**The request**. Your task is to retype the lines from the opening of the material through the line that includes "const gridY = [1, 2, 3, 4, 5]". Do not copy the pictures.

**Information shown**.
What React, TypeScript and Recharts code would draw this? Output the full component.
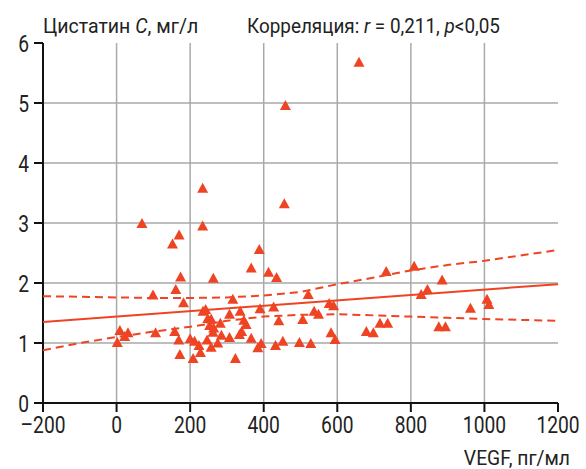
import { ScatterChart, Scatter, XAxis, YAxis, CartesianGrid } from "recharts"

const FONT = "Roboto, 'Liberation Sans', sans-serif"
const RED = "#ef4423"
const INK = "#222"

const xTicks = [-200, 0, 200, 400, 600, 800, 1000, 1200]
const yTicks = [0, 1, 2, 3, 4, 5, 6]
const gridX = [0, 200, 400, 600, 800, 1000]
const gridY = [1, 2, 3, 4, 5]

// VEGF (pg/ml) and cystatin C (mg/l) per patient
const vegf = [
  659, 459, 456, 234, 69, 234, 170, 152, 388, 366, 413, 435, 174, 263, 99, 161, 182, 316, 521, 235,
  242, 248, 257, 253, 264, 282, 262, 285, 9, 22, 31, 2, 106, 158, 169, 172, 200, 212, 224, 208,
  228, 246, 257, 275, 307, 336, 390, 427, 537, 549, 578, 590, 346, 352, 441, 506, 307, 334, 340, 366,
  393, 384, 432, 452, 497, 528, 583, 594, 323, 733, 809, 885, 828, 845, 716, 737, 679, 698, 876, 894,
  962, 1007, 1012,
]
const cystatin = [
  5.68, 4.96, 3.32, 3.58, 2.99, 2.95, 2.8, 2.65, 2.56, 2.25, 2.18, 2.09, 2.1, 2.08, 1.8, 1.89, 1.67, 1.73, 1.81, 1.53,
  1.56, 1.41, 1.4, 1.29, 1.25, 1.33, 1.18, 1.13, 1.21, 1.11, 1.17, 1.01, 1.17, 1.19, 1.05, 0.81, 1.07, 1.03, 0.96, 0.74,
  0.84, 1.05, 0.93, 1.0, 1.48, 1.53, 1.57, 1.6, 1.53, 1.48, 1.66, 1.62, 1.38, 1.31, 1.37, 1.39, 1.09, 1.14, 1.19, 1.08,
  0.99, 0.92, 0.96, 1.03, 1.01, 0.99, 1.17, 1.06, 0.74, 2.19, 2.28, 2.05, 1.81, 1.89, 1.33, 1.33, 1.19, 1.17, 1.27, 1.27,
  1.58, 1.73, 1.64,
]

// regression line and its confidence band
const fitX = [-200, 1200]
const fitY = [1.35, 1.98]
const bandX = [-200, -100, 0, 100, 200, 300, 400, 500, 600, 700, 800, 900, 1000, 1200]
const upperY = [1.78, 1.77, 1.76, 1.75, 1.75, 1.76, 1.79, 1.85, 1.98, 2.09, 2.21, 2.3, 2.37, 2.55]
const lowerY = [0.88, 1.0, 1.1, 1.19, 1.27, 1.37, 1.44, 1.47, 1.48, 1.46, 1.44, 1.42, 1.4, 1.37]

const points = vegf.map((x, i) => ({ x, y: cystatin[i] }))
const fit = fitX.map((x, i) => ({ x, y: fitY[i] }))
const upper = bandX.map((x, i) => ({ x, y: upperY[i] }))
const lower = bandX.map((x, i) => ({ x, y: lowerY[i] }))

const Triangle = (props: any) => {
  const { cx, cy } = props
  if (cx == null || cy == null) return null
  return <polygon points={`${cx - 5.5},${cy + 4.5} ${cx + 5.5},${cy + 4.5} ${cx},${cy - 5.5}`} fill={RED} />
}

const fmtX = (v: number) => (v < 0 ? "\u2013" + Math.abs(v) : String(v))

// condensed look: squeeze Roboto horizontally
const XTick = ({ x, y, payload }: any) => (
  <g transform={`translate(${x},${y})`}>
    <text transform="scale(0.8,1)" textAnchor="middle" dy="0.71em" fontSize={24} fontFamily={FONT} fill={INK}>
      {fmtX(payload.value)}
    </text>
  </g>
)

const YTick = ({ x, y, payload }: any) => (
  <g transform={`translate(${x},${y})`}>
    <text transform="scale(0.8,1)" textAnchor="end" dy="0.36em" fontSize={24} fontFamily={FONT} fill={INK}>
      {payload.value}
    </text>
  </g>
)

const Label = ({ x, y, sx, anchor = "start", children }: any) => (
  <g transform={`translate(${x},${y}) scale(${sx},1)`}>
    <text fontSize={21} fontFamily={FONT} fill={INK} textAnchor={anchor}>
      {children}
    </text>
  </g>
)

export default function App() {
  return (
    <div style={{ position: "absolute", left: 0, top: 0, width: 586, height: 469, background: "#fff" }}>
      <ScatterChart width={586} height={469} margin={{ top: 43, right: 28, left: 0, bottom: 0 }}>
        <CartesianGrid horizontalValues={gridY} verticalValues={gridX} stroke="#a9a9a9" strokeWidth={1.5} />
        <XAxis
          type="number"
          dataKey="x"
          domain={[-200, 1200]}
          ticks={xTicks}
          height={66}
          tickSize={9}
          tickMargin={4}
          axisLine={{ stroke: "#111", strokeWidth: 2 }}
          tickLine={{ stroke: "#111", strokeWidth: 2 }}
          tick={<XTick />}
          interval={0}
        />
        <YAxis
          type="number"
          dataKey="y"
          domain={[0, 6]}
          ticks={yTicks}
          width={43}
          tickSize={9}
          tickMargin={5}
          axisLine={{ stroke: "#111", strokeWidth: 2 }}
          tickLine={{ stroke: "#111", strokeWidth: 2 }}
          tick={<YTick />}
          interval={0}
        />
        <Scatter data={upper} line={{ stroke: RED, strokeWidth: 2, strokeDasharray: "8 5" }} shape={() => <g />} isAnimationActive={false} />
        <Scatter data={lower} line={{ stroke: RED, strokeWidth: 2, strokeDasharray: "8 5" }} shape={() => <g />} isAnimationActive={false} />
        <Scatter data={fit} line={{ stroke: RED, strokeWidth: 2 }} shape={() => <g />} isAnimationActive={false} />
        <Scatter data={points} shape={Triangle} isAnimationActive={false} />
      </ScatterChart>
      <svg width={586} height={469} style={{ position: "absolute", left: 0, top: 0, pointerEvents: "none" }}>
        <Label x={43} y={33} sx={0.93}>
          Цистатин <tspan fontStyle="italic">C</tspan>, мг/л
        </Label>
        <Label x={247} y={33} sx={0.9}>
          Корреляция: <tspan fontStyle="italic">r</tspan> = 0,211, <tspan fontStyle="italic">p</tspan>&lt;0,05
        </Label>
        <Label x={570} y={465} sx={0.92} anchor="end">
          VEGF, пг/мл
        </Label>
      </svg>
    </div>
  )
}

**Completed task**.
What React, TypeScript and Recharts code would draw this? Output the full component.
import { ScatterChart, Scatter, XAxis, YAxis, CartesianGrid } from "recharts"

const FONT = "Roboto, 'Liberation Sans', sans-serif"
const RED = "#ef4423"
const INK = "#222"

const xTicks = [-200, 0, 200, 400, 600, 800, 1000, 1200]
const yTicks = [0, 1, 2, 3, 4, 5, 6]
const gridX = [0, 200, 400, 600, 800, 1000]
const gridY = [1, 2, 3, 4, 5]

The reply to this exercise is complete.